++++ Data shown ++++

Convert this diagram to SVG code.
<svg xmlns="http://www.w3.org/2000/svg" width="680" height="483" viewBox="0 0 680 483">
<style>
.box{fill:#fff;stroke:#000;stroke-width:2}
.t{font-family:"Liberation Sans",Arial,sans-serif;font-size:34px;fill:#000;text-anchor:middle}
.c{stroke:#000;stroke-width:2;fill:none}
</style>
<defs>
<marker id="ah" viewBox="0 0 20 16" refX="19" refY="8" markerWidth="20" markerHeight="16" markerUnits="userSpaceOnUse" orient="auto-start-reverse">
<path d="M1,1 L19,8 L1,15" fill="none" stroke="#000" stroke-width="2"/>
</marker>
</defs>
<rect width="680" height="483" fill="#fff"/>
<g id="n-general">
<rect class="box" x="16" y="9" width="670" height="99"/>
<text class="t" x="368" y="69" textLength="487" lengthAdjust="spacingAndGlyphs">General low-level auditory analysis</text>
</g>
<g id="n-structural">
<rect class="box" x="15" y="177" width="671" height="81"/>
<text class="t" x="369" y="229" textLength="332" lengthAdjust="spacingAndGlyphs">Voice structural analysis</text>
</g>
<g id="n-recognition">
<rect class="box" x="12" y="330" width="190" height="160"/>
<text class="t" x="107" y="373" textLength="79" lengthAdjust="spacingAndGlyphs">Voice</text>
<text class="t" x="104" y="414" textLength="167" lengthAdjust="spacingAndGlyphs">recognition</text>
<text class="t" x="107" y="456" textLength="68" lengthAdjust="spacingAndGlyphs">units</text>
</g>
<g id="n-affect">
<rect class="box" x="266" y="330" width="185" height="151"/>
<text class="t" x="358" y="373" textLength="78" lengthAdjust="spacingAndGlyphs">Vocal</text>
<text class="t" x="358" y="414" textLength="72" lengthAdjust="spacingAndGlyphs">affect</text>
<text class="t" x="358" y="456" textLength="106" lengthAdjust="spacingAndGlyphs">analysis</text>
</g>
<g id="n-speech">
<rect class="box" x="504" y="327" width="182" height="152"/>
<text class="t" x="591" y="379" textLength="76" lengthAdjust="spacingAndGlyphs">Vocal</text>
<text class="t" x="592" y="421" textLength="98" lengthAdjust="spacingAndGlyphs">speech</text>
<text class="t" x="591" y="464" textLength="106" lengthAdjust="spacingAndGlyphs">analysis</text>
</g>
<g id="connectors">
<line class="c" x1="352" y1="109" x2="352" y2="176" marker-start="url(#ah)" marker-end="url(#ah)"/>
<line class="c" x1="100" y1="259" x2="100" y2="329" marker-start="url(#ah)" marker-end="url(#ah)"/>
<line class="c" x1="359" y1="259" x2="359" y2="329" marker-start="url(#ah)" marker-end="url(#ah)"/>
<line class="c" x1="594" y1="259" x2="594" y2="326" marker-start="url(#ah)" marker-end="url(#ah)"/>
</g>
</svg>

++++

Type out all of the material again, word for word.

> Expected answer
Convert this diagram to SVG code.
<svg xmlns="http://www.w3.org/2000/svg" width="680" height="483" viewBox="0 0 680 483">
<style>
.box{fill:#fff;stroke:#000;stroke-width:2}
.t{font-family:"Liberation Sans",Arial,sans-serif;font-size:34px;fill:#000;text-anchor:middle}
.c{stroke:#000;stroke-width:2;fill:none}
</style>
<defs>
<marker id="ah" viewBox="0 0 20 16" refX="19" refY="8" markerWidth="20" markerHeight="16" markerUnits="userSpaceOnUse" orient="auto-start-reverse">
<path d="M1,1 L19,8 L1,15" fill="none" stroke="#000" stroke-width="2"/>
</marker>
</defs>
<rect width="680" height="483" fill="#fff"/>
<g id="n-general">
<rect class="box" x="16" y="9" width="670" height="99"/>
<text class="t" x="368" y="69" textLength="487" lengthAdjust="spacingAndGlyphs">General low-level auditory analysis</text>
</g>
<g id="n-structural">
<rect class="box" x="15" y="177" width="671" height="81"/>
<text class="t" x="369" y="229" textLength="332" lengthAdjust="spacingAndGlyphs">Voice structural analysis</text>
</g>
<g id="n-recognition">
<rect class="box" x="12" y="330" width="190" height="160"/>
<text class="t" x="107" y="373" textLength="79" lengthAdjust="spacingAndGlyphs">Voice</text>
<text class="t" x="104" y="414" textLength="167" lengthAdjust="spacingAndGlyphs">recognition</text>
<text class="t" x="107" y="456" textLength="68" lengthAdjust="spacingAndGlyphs">units</text>
</g>
<g id="n-affect">
<rect class="box" x="266" y="330" width="185" height="151"/>
<text class="t" x="358" y="373" textLength="78" lengthAdjust="spacingAndGlyphs">Vocal</text>
<text class="t" x="358" y="414" textLength="72" lengthAdjust="spacingAndGlyphs">affect</text>
<text class="t" x="358" y="456" textLength="106" lengthAdjust="spacingAndGlyphs">analysis</text>
</g>
<g id="n-speech">
<rect class="box" x="504" y="327" width="182" height="152"/>
<text class="t" x="591" y="379" textLength="76" lengthAdjust="spacingAndGlyphs">Vocal</text>
<text class="t" x="592" y="421" textLength="98" lengthAdjust="spacingAndGlyphs">speech</text>
<text class="t" x="591" y="464" textLength="106" lengthAdjust="spacingAndGlyphs">analysis</text>
</g>
<g id="connectors">
<line class="c" x1="352" y1="109" x2="352" y2="176" marker-start="url(#ah)" marker-end="url(#ah)"/>
<line class="c" x1="100" y1="259" x2="100" y2="329" marker-start="url(#ah)" marker-end="url(#ah)"/>
<line class="c" x1="359" y1="259" x2="359" y2="329" marker-start="url(#ah)" marker-end="url(#ah)"/>
<line class="c" x1="594" y1="259" x2="594" y2="326" marker-start="url(#ah)" marker-end="url(#ah)"/>
</g>
</svg>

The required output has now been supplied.